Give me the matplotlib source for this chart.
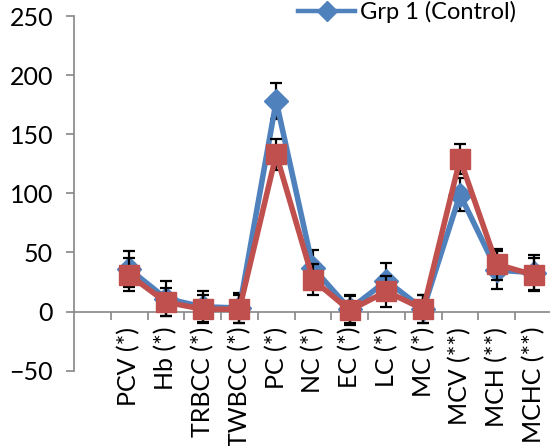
import matplotlib.pyplot as plt

plt.rcParams['font.family'] = ['Lato', 'DejaVu Sans']

# categories (first slot is left empty in the original chart)
labels = ["PCV (*)", "Hb (*)", "TRBCC (*)", "TWBCC (*)", "PC (*)", "NC (*)",
          "EC (*)", "LC (*)", "MC (*)", "MCV (**)", "MCH (**)", "MCHC (**)"]
grp1 = [36, 11, 4, 3, 178, 37, 2, 26, 2, 99, 35, 33]
grp1_err = [15, 15, 13, 13, 15, 15, 12, 15, 12, 14, 16, 15]
grp2 = [31, 8, 2, 2, 133, 27, 1, 17, 2, 129, 40, 31]
grp2_err = [14, 12, 12, 12, 13, 13, 12, 13, 12, 13, 13, 14]

blue = "#4F81BD"
red = "#C0504D"
gray = "#868686"

fig = plt.figure(figsize=(5.5, 4.46), dpi=100)
ax = fig.add_axes([0.1345, 0.169, 0.869, 0.795])

x = list(range(1, len(labels) + 1))

ax.errorbar(x, grp1, yerr=grp1_err, fmt="none", ecolor="black",
            elinewidth=1.6, capsize=4.5, capthick=1.6, zorder=2)
ax.plot(x, grp1, color=blue, lw=4, marker="D", markersize=12.5,
        label="Grp 1 (Control)", zorder=3)
ax.errorbar(x, grp2, yerr=grp2_err, fmt="none", ecolor="black",
            elinewidth=1.6, capsize=4.5, capthick=1.6, zorder=4)
ax.plot(x, grp2, color=red, lw=4, marker="s", markersize=14.5,
        label="_nolegend_", zorder=5)

ax.set_xlim(-0.5, 12.5)
ax.set_ylim(-50, 250)
ax.set_yticks([-50, 0, 50, 100, 150, 200, 250])

# category ticks at slot boundaries, labels at slot centres
ax.set_xticks([i + 0.5 for i in range(13)])
ax.set_xticklabels([])
ax.set_xticks(x, minor=True)
ax.set_xticklabels(labels, minor=True)
ax.tick_params(axis="x", which="minor", length=0, pad=11,
               labelrotation=90, labelsize=18)
ax.tick_params(axis="x", which="major", length=6, width=1.2, color=gray)
ax.tick_params(axis="y", length=6, width=1.2, color=gray, labelsize=18, pad=9)

for s in ["top", "right"]:
    ax.spines[s].set_visible(False)
ax.spines["bottom"].set_position(("data", 0))
ax.spines["bottom"].set_color(gray)
ax.spines["bottom"].set_linewidth(1.2)
ax.spines["left"].set_color(gray)
ax.spines["left"].set_linewidth(1.2)
ax.spines["bottom"].set_zorder(1)

leg = ax.legend(loc="upper left", bbox_to_anchor=(0.45, 1.07), frameon=False,
                fontsize=17, handlelength=2.4, numpoints=1, handletextpad=0.2,
                borderaxespad=0)
for h in leg.legend_handles:
    h.set_linewidth(3.2)
    h.set_markersize(10)

fig.savefig("out.png", dpi=100)
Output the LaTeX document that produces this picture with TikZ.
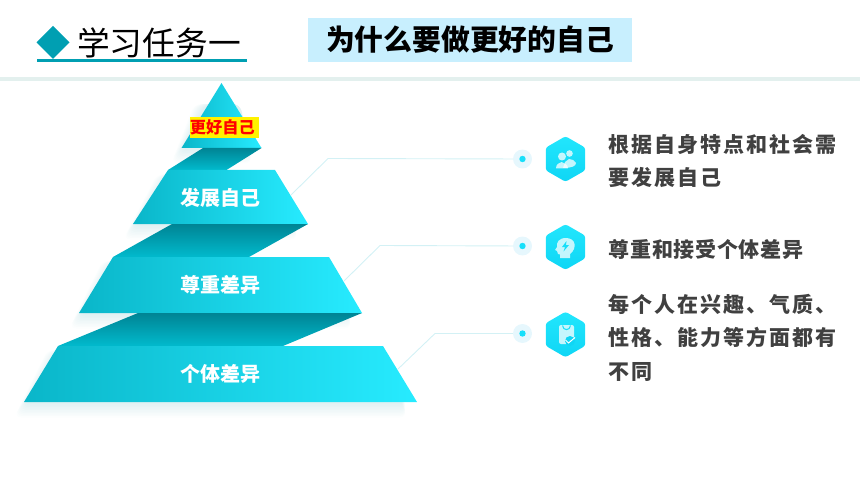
=======
Output exactly the span of lines from the top of the listing through the line holding "plt.rcParams['font.family'] = ['Lato', 'DejaVu", and leave every picture out.

§ Solution for this problem
Give me the matplotlib source for this chart.
import matplotlib.pyplot as plt

plt.rcParams['font.family'] = ['Lato', 'DejaVu Sans']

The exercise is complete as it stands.